We’ve been to Italy three times in the last three years, and it always feels like a bit of a homecoming. Claudia’s aunt Valeria splits her time between Milan and Città di Castello in Umbria, where she and Claudia’s dad were born and lived for many years. My connection is a bit more strained: when my great-grandfather was a small child, he left a town in Calabria to emigrate to Pennsylvania and later New York, but I’ve always felt connected to the country, probably because that’s the branch of my ancestors where my last name comes from.
This year, for some reason, we both felt inclined do some more research into our roots. When we first started planning this trip, we thought we would swing through both Calabria and Puglia, to do some digging into both of our family trees. Claudia wrote about our day in her paternal grandfather’s town of birth, Trani, in the last post, but unfortunately we couldn’t find a way to make all that travel time work (we were wary about feeling rushed after agreeing that we tried to pack a little too much into last year’s Eastern Europe trip), so we’ll have to save the visit to my ancestral town, Platí, for the next trip. But, we found something even better!
My dad has a cousin who ran an Italian restaurant in the small New York town they grew up in, and he makes trips to Italy to buy wine for the restaurant and take other Italian-Americans on tours of the homeland. I knew that he had some connections to some distant cousins, whom I thought still lived in Calabria, so I called him to ask for their contact information. Much to my surprise he said that they had all left the small Southern town for Tuscany many years ago. He passed along their names–Pompilia and her husband Michele–as well as their phone numbers and the name of the town they live in. We pulled up a map and realized that their town was just a few minutes’ detour off our itinerary. The coincidences didn’t stop there…

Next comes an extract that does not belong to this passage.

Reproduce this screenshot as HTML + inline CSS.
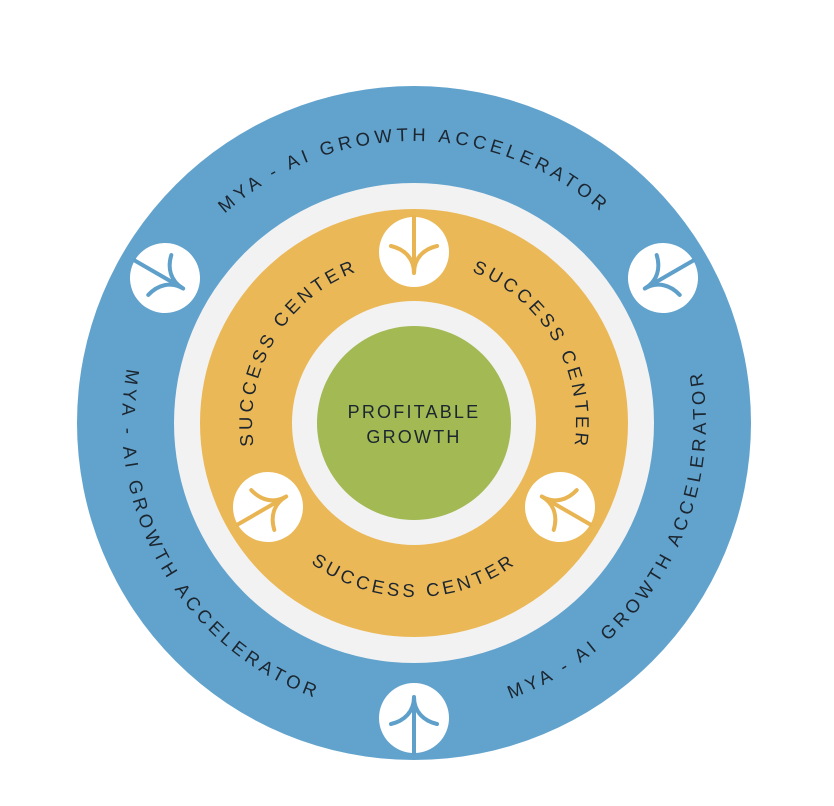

When we arrived in Italy and called Pompilia, she welcomed us exuberantly, as if we had been close our entire lives. Originally, it had not been completely clear to us exactly how we were related, but we eventually understood that her great-grandmother Mary (Maria) Violi and my great-grandfather Joseph (Giuseppe) were siblings. Mary was the oldest of the four siblings, and was married when the rest of the family came to the US, so she was the only one that stayed behind. Pompilia was excited that we would be nearby and invited us to stay as long as we wanted; unfortunately our itinerary only left us with a day to spend with them. And she had one more surprise in store: a sister–Pina–who lives in Città di Castello!
Fast forward about a week and a few more phone calls and we found ourselves and Valeria walking into the store that my fourth cousin Pina and her husband Luca run in the town that Claudia had always considered her Italian home. As it turns out, because it really is a small world, Claudia’s aunt shops in that store, and she and my cousin knew each other by sight. That night we three went to Pina and Luca’s house for a pizza dinner, where we met two of their lovely children, and Pompilia joined us as well. Once again we were made to feel right at home, and completely comfortable with this newfound family. We had some appetizers, a few glasses of wine, and a ton of delicious pizza, and talked about our lives and our families. Just like that, we now had two sides of family in Città di Castello!
The next day, we were again invited to a lunch with our new family, this time at Pompilia’s house about an hour away near Siena. We met her husband, Michele, one of her daughters, Angelica, and her aunt Maria who remembers hearing stories and reading letters from the family members who had made their lives in Pennsylvania and New York. Together we looked at old photos of the people who connected us as family.
We left their house full and happy to have been so lucky to expand our Italian family with such wonderful, warm and lovely people. They say you can’t choose your family but we absolutely could not have chosen any better than Pina and Pompilia and their families!
Now it was time for the final event of our trip, the whole reason we had even planned to go to Italy in the first place: the wedding of Claudia’s long-time friend Kris and his Tuscan fiancee Laura. The wedding functioned as a reunion of sorts, as Claudia had not seen some of the other wedding guests who were classmates in over a decade.
The wedding itself was incredibly beautiful and one of the most fun we’ve ever been to. We instantly caught up with Claudia’s high school friends, and it was as if no time had passed. Between the lovely ceremony performed in three languages, the reception, aperitivo (which included multiple trips to the castle’s meat cave), dinner, digestif, dessert, and dancing, we had smiles on our faces and laughed endlessly until 5 in the morning.
Italy never disappoints, but this was one of our best trips yet, and now we have even more reason to visit in the future. More family discoveries surely await, and we can’t wait to happen upon them!